Une société de nettoyage et son gérant sont poursuivis pour avoir utilisé cette documentation falsifiée dans le cadre de leurs activités commerciales. Les vendeurs du Dega-16 sont également poursuivis pour blanchiment d'argent en raison de diverses transactions qu'ils auraient effectuées avec l'argent de la vente illégale du Dega-16.

Selon l'accusation, les prévenus auraient commis les infractions dans le cadre d'une organisation criminelle et ce depuis mars 2013. Vingt-et-une entreprises avicoles se sont constituées parties civiles, ainsi que l'État belge, l'Afsca, l'Office public des déchets (OVAM), la Région flamande, l'Agence flamande du territoire et l'assureur Fidea. Ils devraient vraisemblablement réclamer d'importants dommages et intérêts. Le procès durera trois jours et se poursuivra les 23 et 30 avril.

Les deux directeurs de la société néerlandaise Chickfriend ont, eux, déjà été fixés sur leur sort le 12 avril. Le tribunal néerlandais de Zwolle les a condamnés à un an de prison pour avoir utilisé du fipronil dans des élevages de volailles et mis en danger la santé publique. Le tribunal a estimé qu'il était non seulement prouvé que les administrateurs savaient que le Dega-16 contenait du fipronil, mais aussi que Poultry-Vision l'avait ajouté à leur demande. 

Quatre ans requis, et une lourde amende

Le tribunal correctionnel d'Anvers a requis jeudi quatre ans de prison et 800.000 euros d'amende à l'encontre de l'homme d'affaires Patrick R., principal prévenu dans le volet belge de l'affaire.

Cet homme de 49 ans, originaire de Ravels, avait introduit sur le marché un produit "miracle" pour éradiquer les poux rouges dans les élevages de volailles.

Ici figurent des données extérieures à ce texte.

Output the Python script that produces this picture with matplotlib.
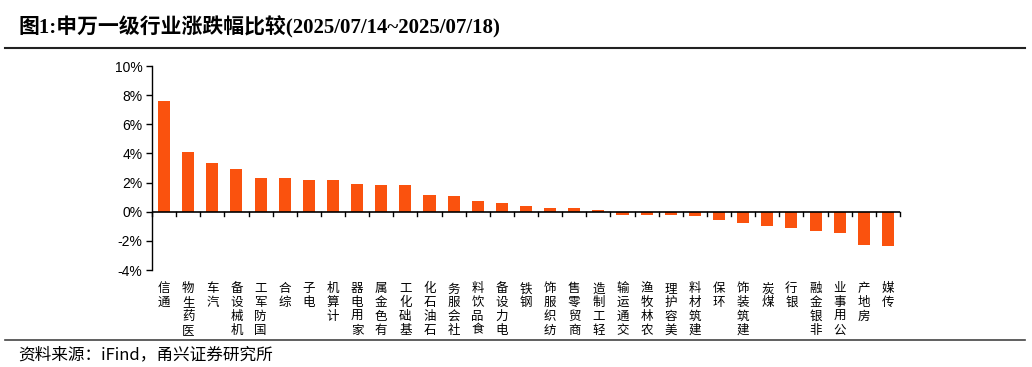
import matplotlib.pyplot as plt
import numpy as np
from matplotlib.ticker import FuncFormatter

# DATA
industries = ['通信', '医药生物', '汽车', '机械设备', '国防军工', '综合', '电子', '计算机',
              '家用电器', '有色金属', '基础化工', '石油石化', '社会服务', '食品饮料', '电力设备',
              '钢铁', '纺织服饰', '商贸零售', '轻工制造', '交通运输', '农林牧渔', '美容护理',
              '建筑材料', '环保', '建筑装饰', '煤炭', '银行', '非银金融', '公用事业', '房地产', '传媒']
change = [7.63, 4.07, 3.36, 2.94, 2.32, 2.28, 2.18, 2.16,
          1.91, 1.86, 1.82, 1.17, 1.08, 0.71, 0.62,
          0.39, 0.28, 0.25, 0.11, -0.20, -0.20, -0.20,
          -0.30, -0.57, -0.78, -0.97, -1.11, -1.34, -1.45, -2.28, -2.34]
yticks = [-4, -2, 0, 2, 4, 6, 8, 10]

cjk = ['Noto Sans CJK SC', 'DejaVu Sans']
plt.rcParams['font.family'] = cjk

W, H = 1032, 367
fig = plt.figure(figsize=(W / 100, H / 100), dpi=100)

# axes in pixel coords: left 152, right 900, top 66, bottom 270
ax = fig.add_axes([152 / W, 1 - 270 / H, (900 - 152) / W, (270 - 66) / H])
x = np.arange(len(industries))
ax.bar(x, change, width=0.5, color='#FA520E', zorder=2)

ax.set_xlim(-0.5, len(industries) - 0.5)
ax.set_ylim(-4, 10)
ax.set_yticks(yticks)
ax.yaxis.set_major_formatter(FuncFormatter(lambda v, p: '%d%%' % v))
for lbl in ax.get_yticklabels():
    lbl.set_family(['Liberation Sans', 'DejaVu Sans'])
    lbl.set_fontsize(10)
ax.tick_params(axis='y', direction='out', length=4, width=1, pad=3)

for s in ['top', 'right', 'bottom']:
    ax.spines[s].set_visible(False)
ax.spines['left'].set_linewidth(1)
ax.axhline(0, color='black', linewidth=1.2, zorder=3)

# x ticks at category boundaries on the zero line
ax.set_xticks([])
for b in np.arange(-0.5, len(industries), 1.0):
    ax.plot([b, b], [0, -0.28], color='black', linewidth=1, zorder=3, clip_on=False)

# stacked vertical labels, read bottom to top, anchored at top
for i, name in enumerate(industries):
    ax.text(i, -4.85, '\n'.join(reversed(name)), ha='center', va='top',
            fontsize=9, linespacing=1.08, family=cjk)

# title, rules and source
fig.text(18 / W, 1 - 27 / H, '图1:申万一级行业涨跌幅比较(2025/07/14~2025/07/18)',
         fontsize=15, fontweight='bold', va='center', ha='left',
         family=['Liberation Serif', 'Noto Sans CJK SC'])
fig.add_artist(plt.Line2D([5 / W, 1025 / W], [1 - 48 / H, 1 - 48 / H], color='#222222', linewidth=1.5))
fig.add_artist(plt.Line2D([5 / W, 1025 / W], [1 - 340 / H, 1 - 340 / H], color='#444444', linewidth=1.2))
fig.text(18 / W, 1 - 355 / H, '资料来源：iFind，甬兴证券研究所', fontsize=12, va='center', ha='left',
         style='italic', family=['Noto Sans CJK SC', 'DejaVu Sans'])

fig.savefig('out.png', dpi=100)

Il est soupçonné d'y avoir versé du fipronil. "Ce produit a été mis au point par Agro Remijsen, l'entreprise de Patrick R., et présenté comme 100% naturel, à base de menthol et d'huile d'eucalyptus, tout en luttant efficacement contre le pou rouge", a souligné le procureur jeudi à l'audience. "Il a été pulvérisé dans des centaines de fermes avicoles en Belgique et aux Pays-Bas qui, elles, ne savaient pas que Patrick R. y avait ajouté une substance toxique sans en faire mention sur l'étiquette du Dega-16."

Le ministère public a dès lors requis à l'encontre de Patrick R. quatre ans de prison, 800.000 euros d'amende, 10 ans d'interdiction d'exercer dans la profession et une saisie de 938.270 euros. Il a également demandé de condamner l'entreprise Agro Remijsen, tombée en faillite depuis lors, à 960.000 euros d'amende, ainsi qu'une saisie de 823.270 euros.

Trois autres entreprises, spécialisées dans le nettoyage des étables de volailles, et leurs dirigeants sont également poursuivis. Pour le parquet, ils étaient au courant que le Dega-16 contenait un produit illégal mais ne sont pas intervenus par appât du gain. Le ministère public a requis jusqu'à 576.000 euros d'amende pour ces entreprises et jusqu'à trois ans de prison, 600.000 euros d'amende et une interdiction d'exercer au sein de la profession pendant sept ans, ainsi que des saisies, pour les dirigeants.